> **INSTRUCTION**:
Without the pictures, output the lines of the material from the very first through the one that holds "plt.rcParams['font.family'] = ['Liberation".

^^^^

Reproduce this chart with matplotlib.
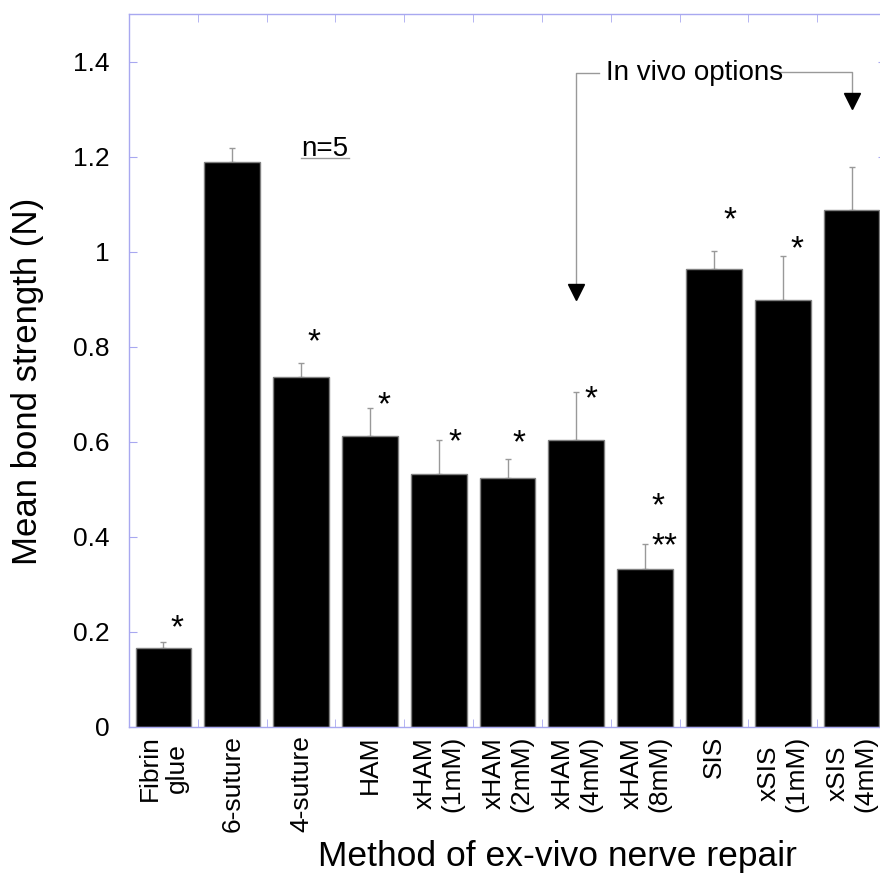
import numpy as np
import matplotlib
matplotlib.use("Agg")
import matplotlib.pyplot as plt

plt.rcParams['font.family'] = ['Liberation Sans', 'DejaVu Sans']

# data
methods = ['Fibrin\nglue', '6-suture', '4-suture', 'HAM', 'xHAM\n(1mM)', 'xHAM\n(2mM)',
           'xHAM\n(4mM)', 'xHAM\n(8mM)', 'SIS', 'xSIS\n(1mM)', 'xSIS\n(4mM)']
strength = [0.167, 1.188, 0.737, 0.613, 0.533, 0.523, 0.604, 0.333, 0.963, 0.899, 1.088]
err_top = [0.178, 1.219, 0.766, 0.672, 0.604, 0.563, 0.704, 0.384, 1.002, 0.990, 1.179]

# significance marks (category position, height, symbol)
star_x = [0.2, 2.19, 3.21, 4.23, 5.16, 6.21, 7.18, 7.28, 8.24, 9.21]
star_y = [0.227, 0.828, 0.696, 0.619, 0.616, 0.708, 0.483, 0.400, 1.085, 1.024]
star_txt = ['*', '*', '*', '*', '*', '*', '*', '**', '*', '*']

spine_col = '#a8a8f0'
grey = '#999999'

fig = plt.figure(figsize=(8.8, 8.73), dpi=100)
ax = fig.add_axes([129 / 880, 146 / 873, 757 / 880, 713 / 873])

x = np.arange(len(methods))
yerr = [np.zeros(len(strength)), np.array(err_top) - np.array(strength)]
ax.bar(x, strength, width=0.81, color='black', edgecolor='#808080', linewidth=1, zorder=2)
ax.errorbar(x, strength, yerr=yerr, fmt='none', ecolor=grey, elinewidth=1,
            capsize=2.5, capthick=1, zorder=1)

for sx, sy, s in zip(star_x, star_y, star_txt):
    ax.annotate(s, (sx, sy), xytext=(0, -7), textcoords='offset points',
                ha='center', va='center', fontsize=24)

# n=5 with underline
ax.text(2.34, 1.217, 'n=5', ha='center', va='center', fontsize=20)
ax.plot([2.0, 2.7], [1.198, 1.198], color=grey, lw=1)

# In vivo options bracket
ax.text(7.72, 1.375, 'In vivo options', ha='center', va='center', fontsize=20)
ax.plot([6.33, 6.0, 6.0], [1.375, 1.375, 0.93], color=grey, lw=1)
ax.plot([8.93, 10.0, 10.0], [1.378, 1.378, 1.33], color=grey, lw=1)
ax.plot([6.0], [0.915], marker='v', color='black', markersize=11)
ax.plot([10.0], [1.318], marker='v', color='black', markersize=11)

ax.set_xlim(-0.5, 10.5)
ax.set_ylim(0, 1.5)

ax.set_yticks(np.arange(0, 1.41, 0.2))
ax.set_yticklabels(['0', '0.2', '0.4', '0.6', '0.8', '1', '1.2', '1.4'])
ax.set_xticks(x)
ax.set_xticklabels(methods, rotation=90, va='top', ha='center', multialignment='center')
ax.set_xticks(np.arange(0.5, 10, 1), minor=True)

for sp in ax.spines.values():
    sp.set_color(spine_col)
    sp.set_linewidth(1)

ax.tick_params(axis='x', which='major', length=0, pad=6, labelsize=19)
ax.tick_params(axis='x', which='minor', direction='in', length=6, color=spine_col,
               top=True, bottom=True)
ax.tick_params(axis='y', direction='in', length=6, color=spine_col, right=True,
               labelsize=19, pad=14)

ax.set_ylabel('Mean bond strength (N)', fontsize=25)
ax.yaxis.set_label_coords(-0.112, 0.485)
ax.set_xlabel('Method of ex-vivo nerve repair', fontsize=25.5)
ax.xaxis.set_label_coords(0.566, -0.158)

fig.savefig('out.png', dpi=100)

^^^^

> **EXERCISE RESULT**:
Reproduce this chart with matplotlib.
import numpy as np
import matplotlib
matplotlib.use("Agg")
import matplotlib.pyplot as plt

plt.rcParams['font.family'] = ['Liberation Sans', 'DejaVu Sans']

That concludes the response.